Picking season: where are the workers?

Hort Talk
with Mike Chapman
HorticultureNZ CEO

The apple and kiwifruit harvests are underway,  and winter pruning  is approaching.  

Before we know it, spring will be here and we will be harvesting asparagus, strawberries and new season’s vegetables.

This will be quickly followed by cherries and other summer fruit.

Seasonal workers are needed for harvest and pruning because these are jobs that only last for a few months.

Having enough seasonal workers is vital for good quality produce, high returns, horticulture’s continued growth, and increasing the number of New Zealanders employed in permanent positions.

When insufficient seasonal workers are available, the complete reverse is true: less crop is harvested and quality is down because harvest cannot be done at the optimum time.

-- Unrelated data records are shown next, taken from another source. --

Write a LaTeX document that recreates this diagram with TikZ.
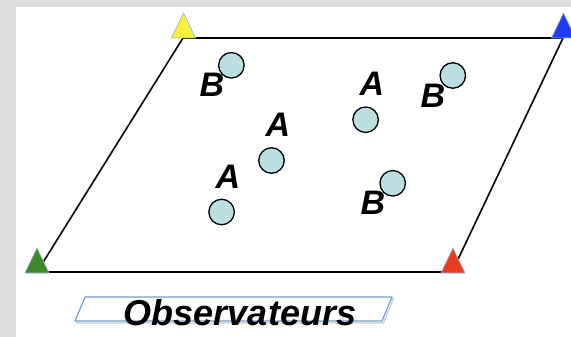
\documentclass[tikz,border=0pt]{standalone}
\usepackage{fontspec}
\setmainfont{Liberation Sans}
\definecolor{bggray}{HTML}{DCDCDC}
\definecolor{dotfill}{HTML}{BBDFE0}
\definecolor{tyellow}{HTML}{F8F236}
\definecolor{tblue}{HTML}{1E3CFA}
\definecolor{tgreen}{HTML}{3C8A28}
\definecolor{tred}{HTML}{E63E1E}
\definecolor{tedge}{HTML}{9AB0C8}
\definecolor{boxedge}{HTML}{6F9FD0}
\tikzset{
  lbl/.style={inner sep=0pt, font=\fontsize{34}{34}\selectfont\bfseries\itshape},
  dot/.style={circle, draw=black, line width=1.3pt, fill=dotfill, minimum size=25.5pt, inner sep=0pt},
  corner/.style={draw=tedge, line width=0.6pt, line join=round},
  frame/.style={draw=black, line width=1.6pt, line join=round}
}
\begin{document}
\begin{tikzpicture}[x=1pt,y=-1pt]
\useasboundingbox (0,0) rectangle (571,337);
\fill[bggray] (0,0) rectangle (571,337);
\fill[white] (16,7) rectangle (571,337);
% parallelogram
\coordinate (G) at (37,272);
\coordinate (Y) at (183,38);
\coordinate (Bl) at (563,38);
\coordinate (R) at (452,272);
\draw[frame] (G) -- (Y) -- (Bl) -- (R) -- cycle;
% labels
\node[lbl] (lb1) at (212,85) {B};
\node[lbl] (la1) at (372,84) {A};
\node[lbl] (lb2) at (433,96) {B};
\node[lbl] (la2) at (278,124.5) {A};
\node[lbl] (la3) at (228,177) {A};
\node[lbl] (lb3) at (373,202.5) {B};
% dots
\node[dot] (cb1) at (231.4,65.3) {};
\node[dot] (ca1) at (365.6,119.7) {};
\node[dot] (cb2) at (452.8,75.5) {};
\node[dot] (ca2) at (271.5,160.5) {};
\node[dot] (ca3) at (221.6,212) {};
\node[dot] (cb3) at (392.7,183.3) {};
% corner triangles
\fill[corner, fill=tyellow] (171.5,38) -- (183.5,13) -- (195.5,38) -- cycle;
\fill[corner, fill=tblue] (551.5,38) -- (563.5,13) -- (575.5,38) -- cycle;
\fill[corner, fill=tgreen] (25,273) -- (37,248) -- (49,273) -- cycle;
\fill[corner, fill=tred] (441,273) -- (453,248) -- (465,273) -- cycle;
% observers box
\draw[gray!40, line width=1.2pt, line join=round] (86,298.5) -- (393.5,298.5) -- (383.5,323) -- (76.5,323) -- cycle;
\draw[boxedge, fill=white, line width=1.2pt, line join=round] (85,297) -- (392,297) -- (382,321) -- (75,321) -- cycle;
\node[inner sep=0pt, font=\fontsize{36}{36}\selectfont\bfseries\itshape] (obs) at (240,312.5) {Observateurs};
\end{tikzpicture}
\end{document}
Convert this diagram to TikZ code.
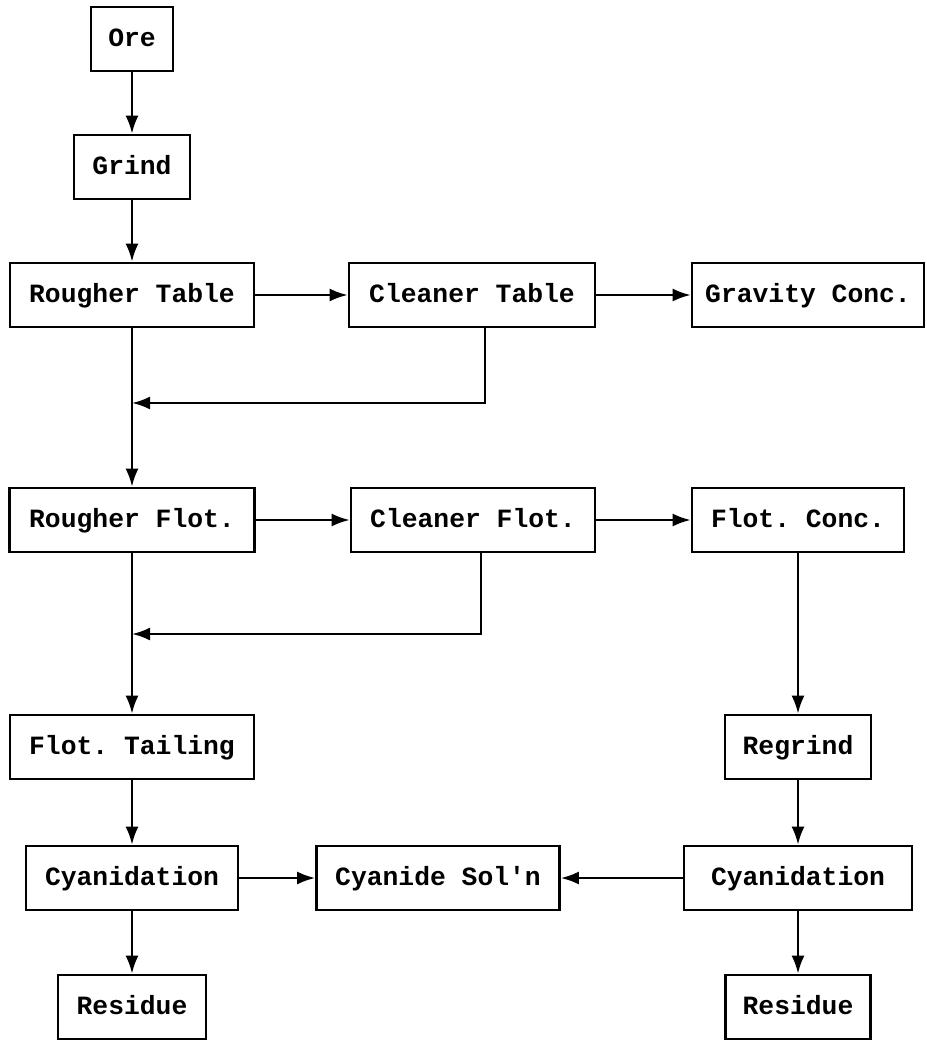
\documentclass[tikz,border=0pt]{standalone}
\usepackage{fontspec}
\setmonofont{Liberation Mono}
\usetikzlibrary{arrows.meta}
\tikzset{
  flowbox/.style={rectangle, draw=black, line width=1.5pt, minimum height=1.28cm, inner sep=0pt,
    text height=3.6mm, text depth=0.6mm, font=\fontsize{15}{18}\selectfont\ttfamily\bfseries},
  flowedge/.style={-{Latex[length=3.6mm,width=2.6mm]}, line width=1.4pt, draw=black},
  flowline/.style={line width=1.4pt, draw=black}
}

\begin{document}
\begin{tikzpicture}
  \useasboundingbox (0,0) rectangle (18.52,-20.82);

  % left column
  \node[flowbox, minimum width=1.64cm] (ore) at (2.64,-0.78) {Ore};
  \node[flowbox, minimum width=2.32cm] (grind) at (2.64,-3.34) {Grind};
  \node[flowbox, minimum width=4.88cm] (rtable) at (2.64,-5.90) {Rougher Table};
  \node[flowbox, minimum width=4.90cm] (rflot) at (2.64,-10.40) {Rougher Flot.};
  \node[flowbox, minimum width=4.88cm] (ftail) at (2.64,-14.94) {Flot. Tailing};
  \node[flowbox, minimum width=4.24cm] (cyanl) at (2.64,-17.56) {Cyanidation};
  \node[flowbox, minimum width=2.96cm] (resl) at (2.64,-20.14) {Residue};

  % middle column
  \node[flowbox, minimum width=4.92cm] (ctable) at (9.44,-5.90) {Cleaner Table};
  \node[flowbox, minimum width=4.88cm] (cflot) at (9.46,-10.40) {Cleaner Flot.};
  \node[flowbox, minimum width=4.86cm] (cysol) at (8.76,-17.56) {Cyanide Sol'n};

  % right column
  \node[flowbox, minimum width=4.64cm] (gconc) at (16.16,-5.90) {Gravity Conc.};
  \node[flowbox, minimum width=4.24cm] (fconc) at (15.96,-10.40) {Flot. Conc.};
  \node[flowbox, minimum width=2.92cm] (regrind) at (15.96,-14.94) {Regrind};
  \node[flowbox, minimum width=4.56cm] (cyanr) at (15.96,-17.56) {Cyanidation};
  \node[flowbox, minimum width=2.90cm] (resr) at (15.96,-20.14) {Residue};

  % return points of the cleaner tailings
  \coordinate (ctret) at (9.70,-8.06);
  \coordinate (cfret) at (9.62,-12.68);

  \draw[flowedge] (ore) -- (grind);
  \draw[flowedge] (grind) -- (rtable);
  \draw[flowedge] (rtable) -- (ctable);
  \draw[flowedge] (ctable) -- (gconc);
  \draw[flowedge] (ctable.south -| ctret) -- (ctret) -- (ctret -| rtable);
  \draw[flowedge] (rtable) -- (rflot);

  \draw[flowedge] (rflot) -- (cflot);
  \draw[flowedge] (cflot) -- (fconc);
  \draw[flowedge] (cflot.south -| cfret) -- (cfret) -- (cfret -| rflot);
  \draw[flowedge] (rflot) -- (ftail);

  \draw[flowedge] (ftail) -- (cyanl);
  \draw[flowedge] (cyanl) -- (resl);
  \draw[flowedge] (cyanl) -- (cysol);

  \draw[flowedge] (fconc) -- (regrind);
  \draw[flowedge] (regrind) -- (cyanr);
  \draw[flowedge] (cyanr) -- (cysol);
  \draw[flowedge] (cyanr) -- (resr);
\end{tikzpicture}
\end{document}
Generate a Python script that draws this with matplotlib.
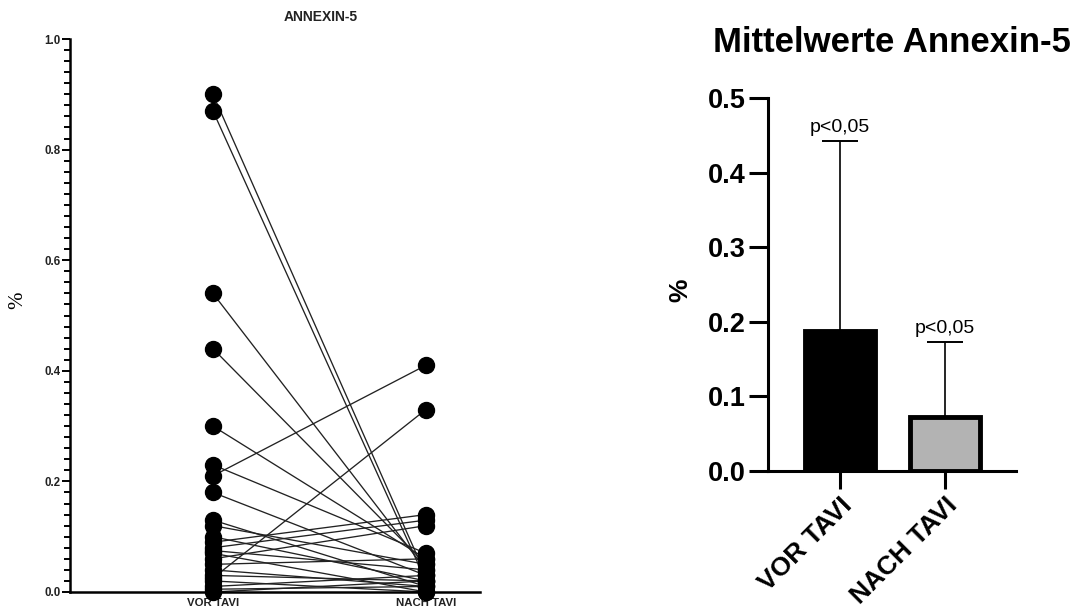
import matplotlib
matplotlib.use("Agg")
import matplotlib.pyplot as plt
import numpy as np
from matplotlib.ticker import MultipleLocator

plt.rcParams['font.family'] = ['Liberation Sans', 'DejaVu Sans']

# Paired measurements, one entry per patient
groups = ["VOR TAVI", "NACH TAVI"]
vor_tavi = [0.90, 0.87, 0.54, 0.44, 0.30, 0.23, 0.21, 0.18,
            0.13, 0.12, 0.10, 0.09, 0.08, 0.075, 0.07, 0.06,
            0.05, 0.04, 0.03, 0.025, 0.02, 0.01, 0.005, 0.00]
nach_tavi = [0.03, 0.02, 0.04, 0.05, 0.06, 0.07, 0.41, 0.03,
             0.01, 0.05, 0.02, 0.14, 0.13, 0.04, 0.00, 0.12,
             0.06, 0.01, 0.02, 0.33, 0.00, 0.03, 0.01, 0.02]

# Group means with upper standard deviation
mean_values = [0.187, 0.073]
sd_upper = [0.256, 0.100]
p_labels = ["p<0,05", "p<0,05"]
bar_colors = ["black", "#b3b3b3"]

W, H = 1077, 612
fig = plt.figure(figsize=(W / 100, H / 100), dpi=100)

# ---- paired dot plot ----
ax1 = fig.add_axes([70 / W, 1 - 592 / H, 410 / W, 553 / H])
for a, b in zip(vor_tavi, nach_tavi):
    ax1.plot([0, 1], [a, b], color="#222222", lw=0.95, zorder=2, clip_on=False)
ax1.plot(np.zeros(len(vor_tavi)), vor_tavi, "o", color="black", ms=11.5,
         zorder=3, clip_on=False)
ax1.plot(np.ones(len(nach_tavi)), nach_tavi, "o", color="black", ms=11.5,
         zorder=3, clip_on=False)
ax1.set_xlim(-0.671, 1.254)
ax1.set_ylim(0, 1.0)
for s in ["top", "right"]:
    ax1.spines[s].set_visible(False)
ax1.spines["left"].set_linewidth(1.8)
ax1.spines["bottom"].set_linewidth(1.8)
ax1.yaxis.set_minor_locator(MultipleLocator(0.02))
ax1.set_yticks(np.arange(0, 1.01, 0.2))
ax1.set_yticklabels(["0.0", "0.2", "0.4", "0.6", "0.8", "1.0"],
                    fontsize=8.3, fontweight="bold", color="#222222")
ax1.tick_params(axis="y", which="major", length=6, width=1.4, pad=1)
ax1.tick_params(axis="y", which="minor", length=4, width=1.4)
ax1.set_xticks([0, 1])
ax1.set_xticklabels(groups, fontsize=8.2, fontweight="bold", color="#222222")
ax1.tick_params(axis="x", length=0, pad=4)
fig.text(321 / W, 1 - 17 / H, "ANNEXIN-5", fontsize=10, fontweight="bold",
         color="#222222", ha="center", va="center")
fig.text(18 / W, 1 - 300 / H, "%", rotation=90, fontsize=15,
         family="Liberation Serif", ha="center", va="center")

# ---- mean bar chart ----
ax2 = fig.add_axes([768 / W, 1 - 471 / H, 248 / W, 373 / H])
x = np.arange(len(groups))
ax2.bar(x, mean_values, width=0.667, color=bar_colors, edgecolor="black",
        linewidth=3.5, zorder=2)
ax2.errorbar(x, mean_values, yerr=[[0, 0], sd_upper], fmt="none",
             ecolor="black", elinewidth=1.2, capsize=13, capthick=1.4, zorder=1)
for xi, m, e, lab in zip(x, mean_values, sd_upper, p_labels):
    ax2.text(xi, m + e + 0.006, lab, ha="center", va="bottom", fontsize=14)
ax2.set_xlim(-0.686, 1.676)
ax2.set_ylim(0, 0.5)
for s in ["top", "right"]:
    ax2.spines[s].set_visible(False)
ax2.spines["left"].set_linewidth(2.2)
ax2.spines["bottom"].set_linewidth(2.2)
ax2.set_yticks(np.arange(0, 0.51, 0.1))
ax2.set_yticklabels(["0.0", "0.1", "0.2", "0.3", "0.4", "0.5"],
                    fontsize=19.5, fontweight="bold")
ax2.tick_params(axis="y", length=14, width=2.2, pad=2)
ax2.set_xticks(x)
ax2.set_xticklabels(groups, fontsize=19, fontweight="bold", rotation=45,
                    ha="right", va="top", rotation_mode="anchor")
ax2.tick_params(axis="x", length=13, width=2.2, pad=3)
fig.text(680 / W, 1 - 290 / H, "%", rotation=90, fontsize=19,
         fontweight="bold", ha="center", va="center")
fig.text(892 / W, 1 - 42 / H, "Mittelwerte Annexin-5", fontsize=25,
         fontweight="bold", ha="center", va="center")

fig.savefig("out.png", dpi=100)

This results in lower returns and rural economies suffering, putting the permanent employment of New Zealanders under threat.

Some growers may go out of business in what is a vicious downwards cycle.

Worker outlook

New Zealanders are nearly half horticulture’s seasonal workforce.

About a third are workers from the Pacific through RSE temporary immigration scheme – the workers return home after the season.

The rest are backpackers getting their overseas experience.

This season there are far fewer RSE workers and hardly any backpackers.

Depending on how many additional New Zealanders can be attracted to horticulture, we are short across all our crops – including wine grapes – by 5000-10,000 workers.

We predicted the problem and have been working with the Government to find solutions.

That is why the Government authorised the movement of 2000 RSE workers from the Pacific, starting in mid-January this year. This decision is a great help and we are appreciative but unfortunately, it is not enough.

In the meantime, programmes to attract New Zealanders through pay, accommodation, meals and transport have been running.

However, horticulture will still be short of seasonal workers and the economic impact on businesses and communities will be lasting.

The way forward

We are an innovative and solution focused industry. We continue to develop ways through which to meet the seasonal labour shortage.

None of them, apart from increasing the movement of workers from the Pacific, will alleviate today and next season’s requirement for more seasonal workers.

We also have the issue of workers who have been stranded here for some time.

They need to be repatriated home.

We believe our industry’s collaborative view is the best option. We need to be able to return to the pre-Covid flow of Pacific seasonal workers, both ways.

This can be achieved through the creation of a Pacific workers’ bubble, where the workers and the villages they come from  are vaccinated.

On arrival in New Zealand, these workers would remain in their bubble for the first  few weeks.

Similarly, when these workers return home, they would go back into their bubble for a few weeks.

This solution is predicated on a health-based risk analysis, linked to the fact that the Pacific is Covid-free and that New Zealand’s Covid controls have kept most of the country free from community transmission.